Learning and collectives are not represented.
## DETAILS
### INITIALIZATION
Four model parameters are used to initialize the investment landscape. These define the minimum and maximum values of _P_ (10,000 and 100,000) and _F_ (0.1 and 0.01). The values of _P_ and _F_ for each patch are drawn randomly from uniform real number distributions with these minimum and maximum values.
One hundred investor agents are initialized and put in random patches, but investors cannot be placed in a patch already occupied by another investor.
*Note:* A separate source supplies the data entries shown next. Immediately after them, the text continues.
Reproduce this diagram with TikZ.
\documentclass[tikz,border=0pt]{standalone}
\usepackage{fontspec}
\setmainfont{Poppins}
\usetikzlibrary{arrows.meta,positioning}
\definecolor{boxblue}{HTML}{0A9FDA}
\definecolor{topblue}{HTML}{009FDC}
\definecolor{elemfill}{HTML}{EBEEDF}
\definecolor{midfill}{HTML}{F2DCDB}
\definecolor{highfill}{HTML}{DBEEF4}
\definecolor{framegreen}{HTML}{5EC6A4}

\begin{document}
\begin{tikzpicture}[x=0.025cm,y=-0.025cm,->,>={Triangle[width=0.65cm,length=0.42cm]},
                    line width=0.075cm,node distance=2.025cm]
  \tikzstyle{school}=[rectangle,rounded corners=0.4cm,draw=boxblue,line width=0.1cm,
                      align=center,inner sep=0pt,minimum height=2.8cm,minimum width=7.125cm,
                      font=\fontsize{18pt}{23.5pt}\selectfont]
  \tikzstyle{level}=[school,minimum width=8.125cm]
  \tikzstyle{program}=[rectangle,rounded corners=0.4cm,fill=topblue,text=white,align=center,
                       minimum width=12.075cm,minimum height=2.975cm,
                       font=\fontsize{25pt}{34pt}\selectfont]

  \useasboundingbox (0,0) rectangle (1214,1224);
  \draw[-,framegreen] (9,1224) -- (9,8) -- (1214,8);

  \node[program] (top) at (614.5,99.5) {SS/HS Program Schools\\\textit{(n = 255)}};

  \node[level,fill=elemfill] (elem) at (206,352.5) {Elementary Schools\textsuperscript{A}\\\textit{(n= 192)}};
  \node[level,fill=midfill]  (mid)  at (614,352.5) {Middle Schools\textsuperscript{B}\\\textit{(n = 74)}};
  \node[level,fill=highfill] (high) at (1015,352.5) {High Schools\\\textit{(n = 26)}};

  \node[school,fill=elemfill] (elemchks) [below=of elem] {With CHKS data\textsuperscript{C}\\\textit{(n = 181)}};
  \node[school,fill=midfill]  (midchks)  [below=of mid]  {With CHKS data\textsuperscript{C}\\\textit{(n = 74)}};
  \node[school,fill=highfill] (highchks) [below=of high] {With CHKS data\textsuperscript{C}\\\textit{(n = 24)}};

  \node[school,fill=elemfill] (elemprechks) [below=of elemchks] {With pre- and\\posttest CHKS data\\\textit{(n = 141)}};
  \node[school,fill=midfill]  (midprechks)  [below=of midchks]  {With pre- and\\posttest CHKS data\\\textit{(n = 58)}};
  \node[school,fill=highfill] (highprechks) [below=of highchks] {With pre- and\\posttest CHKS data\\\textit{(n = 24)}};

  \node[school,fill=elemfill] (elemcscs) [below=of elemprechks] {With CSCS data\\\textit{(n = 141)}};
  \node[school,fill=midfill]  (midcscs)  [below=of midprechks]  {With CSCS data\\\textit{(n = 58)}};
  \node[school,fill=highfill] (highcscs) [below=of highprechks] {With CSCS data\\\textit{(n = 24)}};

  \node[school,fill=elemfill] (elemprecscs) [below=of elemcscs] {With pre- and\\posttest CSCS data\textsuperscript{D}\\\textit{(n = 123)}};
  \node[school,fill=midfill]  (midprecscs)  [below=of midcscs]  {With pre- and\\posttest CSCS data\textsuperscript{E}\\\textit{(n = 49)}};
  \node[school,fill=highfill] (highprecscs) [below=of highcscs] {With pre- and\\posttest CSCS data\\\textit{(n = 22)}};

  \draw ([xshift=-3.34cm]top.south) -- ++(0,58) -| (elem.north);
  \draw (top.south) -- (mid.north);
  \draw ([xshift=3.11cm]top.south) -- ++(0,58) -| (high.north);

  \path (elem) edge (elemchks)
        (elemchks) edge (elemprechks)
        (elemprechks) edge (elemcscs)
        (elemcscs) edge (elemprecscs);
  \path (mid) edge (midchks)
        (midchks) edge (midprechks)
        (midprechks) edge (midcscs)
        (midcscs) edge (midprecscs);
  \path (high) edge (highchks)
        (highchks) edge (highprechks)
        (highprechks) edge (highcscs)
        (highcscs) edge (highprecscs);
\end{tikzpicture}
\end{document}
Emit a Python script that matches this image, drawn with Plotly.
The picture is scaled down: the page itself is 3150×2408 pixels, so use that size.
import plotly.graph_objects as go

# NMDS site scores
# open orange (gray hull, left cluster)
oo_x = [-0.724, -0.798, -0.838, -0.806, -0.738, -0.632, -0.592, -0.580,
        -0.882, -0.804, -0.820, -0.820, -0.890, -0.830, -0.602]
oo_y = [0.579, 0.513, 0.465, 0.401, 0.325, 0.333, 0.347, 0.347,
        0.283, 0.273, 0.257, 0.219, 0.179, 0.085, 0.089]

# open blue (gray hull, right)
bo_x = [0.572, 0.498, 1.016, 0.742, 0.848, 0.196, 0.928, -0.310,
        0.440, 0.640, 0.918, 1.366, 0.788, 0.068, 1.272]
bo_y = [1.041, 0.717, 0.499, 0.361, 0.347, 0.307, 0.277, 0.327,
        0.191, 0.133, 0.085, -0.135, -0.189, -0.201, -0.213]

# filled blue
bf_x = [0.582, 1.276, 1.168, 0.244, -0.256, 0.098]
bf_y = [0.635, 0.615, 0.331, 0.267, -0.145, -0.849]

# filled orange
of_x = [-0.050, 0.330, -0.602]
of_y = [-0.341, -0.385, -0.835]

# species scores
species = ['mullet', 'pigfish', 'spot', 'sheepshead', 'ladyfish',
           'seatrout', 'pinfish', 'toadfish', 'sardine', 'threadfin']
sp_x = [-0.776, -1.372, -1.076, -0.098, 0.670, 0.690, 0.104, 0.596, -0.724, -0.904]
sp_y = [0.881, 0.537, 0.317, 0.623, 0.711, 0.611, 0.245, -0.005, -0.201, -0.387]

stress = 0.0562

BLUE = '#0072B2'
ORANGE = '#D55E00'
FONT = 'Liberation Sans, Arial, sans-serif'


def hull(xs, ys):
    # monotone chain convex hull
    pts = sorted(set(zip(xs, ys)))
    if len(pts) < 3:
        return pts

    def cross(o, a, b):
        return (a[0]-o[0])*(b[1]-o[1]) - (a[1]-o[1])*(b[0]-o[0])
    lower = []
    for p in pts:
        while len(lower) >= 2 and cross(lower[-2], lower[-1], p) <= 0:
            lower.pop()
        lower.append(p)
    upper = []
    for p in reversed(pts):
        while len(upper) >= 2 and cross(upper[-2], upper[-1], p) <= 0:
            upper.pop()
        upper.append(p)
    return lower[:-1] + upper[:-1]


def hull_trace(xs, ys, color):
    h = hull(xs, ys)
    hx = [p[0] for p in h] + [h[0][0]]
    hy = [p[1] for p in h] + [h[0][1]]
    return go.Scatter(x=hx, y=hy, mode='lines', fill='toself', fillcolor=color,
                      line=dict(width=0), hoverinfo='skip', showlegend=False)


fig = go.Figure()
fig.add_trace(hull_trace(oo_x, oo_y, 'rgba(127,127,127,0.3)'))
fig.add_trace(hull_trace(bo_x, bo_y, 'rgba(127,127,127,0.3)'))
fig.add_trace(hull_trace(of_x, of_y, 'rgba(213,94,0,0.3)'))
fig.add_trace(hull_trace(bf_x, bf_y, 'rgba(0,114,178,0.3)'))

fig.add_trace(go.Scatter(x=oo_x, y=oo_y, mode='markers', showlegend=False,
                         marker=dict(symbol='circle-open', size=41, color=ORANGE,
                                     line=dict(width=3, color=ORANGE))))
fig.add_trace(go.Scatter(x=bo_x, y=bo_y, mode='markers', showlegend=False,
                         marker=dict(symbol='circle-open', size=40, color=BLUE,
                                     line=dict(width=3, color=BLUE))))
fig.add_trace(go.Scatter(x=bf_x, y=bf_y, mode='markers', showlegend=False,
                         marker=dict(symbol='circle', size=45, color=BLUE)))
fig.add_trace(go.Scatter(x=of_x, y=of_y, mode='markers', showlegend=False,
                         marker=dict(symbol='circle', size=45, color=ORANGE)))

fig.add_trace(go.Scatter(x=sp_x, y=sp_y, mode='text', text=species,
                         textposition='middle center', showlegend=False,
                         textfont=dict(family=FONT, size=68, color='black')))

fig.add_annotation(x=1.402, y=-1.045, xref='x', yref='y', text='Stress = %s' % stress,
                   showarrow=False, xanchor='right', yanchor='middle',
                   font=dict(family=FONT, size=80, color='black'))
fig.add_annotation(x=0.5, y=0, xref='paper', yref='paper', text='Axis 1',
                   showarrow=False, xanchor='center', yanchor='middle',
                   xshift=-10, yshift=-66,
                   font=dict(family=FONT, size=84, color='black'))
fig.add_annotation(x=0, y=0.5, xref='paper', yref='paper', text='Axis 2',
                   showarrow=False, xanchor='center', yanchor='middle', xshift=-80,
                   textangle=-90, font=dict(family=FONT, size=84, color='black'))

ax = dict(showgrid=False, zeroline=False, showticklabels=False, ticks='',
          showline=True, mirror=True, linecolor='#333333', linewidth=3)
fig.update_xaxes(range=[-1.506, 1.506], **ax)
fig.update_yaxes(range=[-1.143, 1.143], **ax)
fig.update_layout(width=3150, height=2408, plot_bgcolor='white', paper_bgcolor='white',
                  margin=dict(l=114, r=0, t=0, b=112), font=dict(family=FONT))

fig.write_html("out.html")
Their wealth state variable _W_ is initialized to zero.
### INPUT DATA
No time-series inputs are used.
### SUBMODELS
**Investor repositioning:** An agent identifies all the businesses that it could invest in: the neighboring (eight, or fewer if on the edge of the space) patches that are unoccupied, plus its current patch. The agent then determines which of these alternatives provides the highest value of the utility function, and moves (or stays) there.
**Accounting:** This action is fully described above ("Process overview and scheduling").